Using integration by parts on \(\int zy^{\prime \prime }dx\) using \(\int udv=uv-\int vdu\) where \(u=z\) and \(dv=y^{\prime \prime }\), hence \(v=y^{\prime }\) and \(du=z^{\prime }\). Therefore

\[ \int zy^{\prime \prime }dx=zy^{\prime }-\int y^{\prime }z^{\prime }dx \]

Eq (3) becomes

\begin{equation} \left ( zy^{\prime }-\int y^{\prime }z^{\prime }dx\right ) +\left ( zpy-\int y\frac {d\left ( zp\right ) }{dx}dx\right ) +\int zqydx=\int zrdx \tag {4}\end{equation}

Integrating by part again the term \(\int y^{\prime }z^{\prime }dx\) using \(\int udv=uv-\int vdu\) where \(u=z^{\prime }\) and \(dv=y^{\prime }\), hence \(v=y\) and \(du=z^{\prime \prime }\). Therefore

\[ \int y^{\prime }z^{\prime }dx=yz^{\prime }-\int yz^{\prime \prime }dx \]
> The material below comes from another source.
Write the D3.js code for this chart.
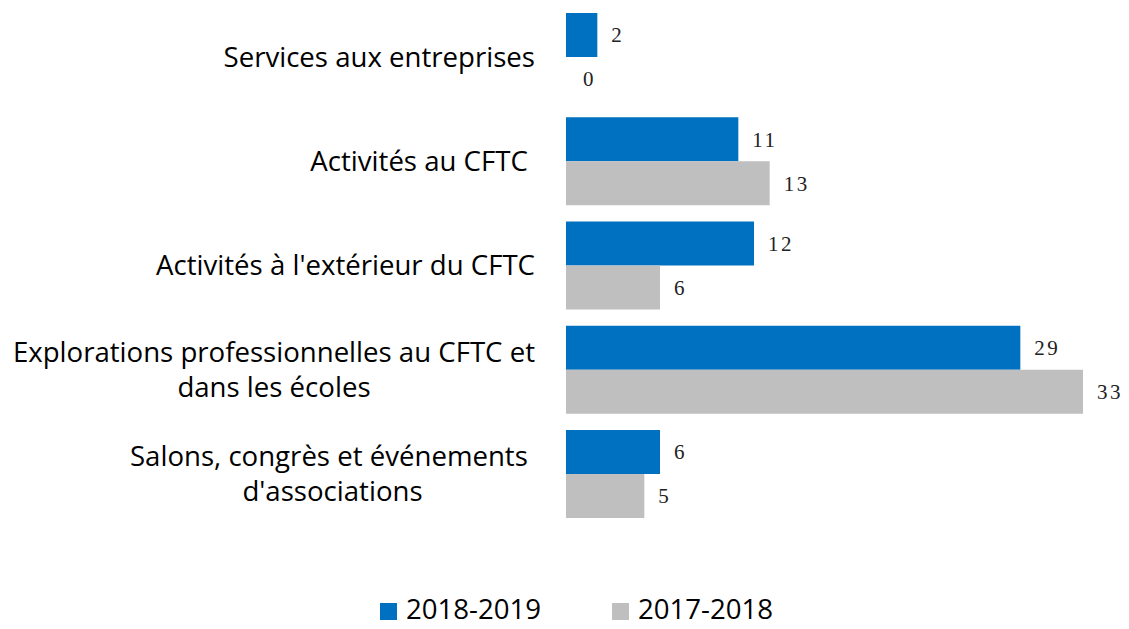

Substituting this in (4) gives

\begin{align} \left ( zy^{\prime }-\left ( yz^{\prime }-\int yz^{\prime \prime }dx\right ) \right ) +\left ( zpy-\int y\frac {d\left ( zp\right ) }{dx}dx\right ) +\int zqydx & =\int zrdx\nonumber \\ zy^{\prime }-yz^{\prime }+\int yz^{\prime \prime }dx+zpy-\int y\frac {d\left ( zp\right ) }{dx}dx+\int zqydx & =\int zrdx\nonumber \\ zy^{\prime }-yz^{\prime }+zpy+\int \left ( yz^{\prime \prime }-y\frac {d\left ( zp\right ) }{dx}+zqy\right ) dx & =\int zrdx\nonumber \\ zy^{\prime }-yz^{\prime }+zpy+\int y\left ( z^{\prime \prime }-\frac {d\left ( zp\right ) }{dx}+zq\right ) dx & =\int zrdx\nonumber \\ zy^{\prime }+\left ( zp-z^{\prime }\right ) y+\int y\left ( z^{\prime \prime }-\frac {d\left ( zp\right ) }{dx}+zq\right ) dx & =\int zrdx \tag {5}\end{align}

The adjoint ode is the term inside the integral above given by

\begin{equation} z^{\prime \prime }-\frac {d\left ( zp\right ) }{dx}+zq=0 \tag {6}\end{equation}

If this can be solved, where the solution \(z_{sol}\left ( x\right ) \neq 0\), then (5) reduces to

\begin{align*} z_{sol}y^{\prime }+\left ( z_{sol}p-\left ( z_{sol}\right ) ^{\prime }\right ) y & =\int zrdx\\ y^{\prime }+y\left ( p-\frac {\left ( z_{sol}\right ) ^{\prime }}{z_{sol}}\right ) & =\frac {1}{z}\int zrdx \end{align*}

Which is first order ode in \(y\left ( x\right ) \) which can be easily solved for \(y\left ( x\right ) \). Equation (6) is called the Lagrange adjoint equation. This method of course works only if the adjoint ode can be solved for \(z\left ( x\right ) \) and the solution is not zero.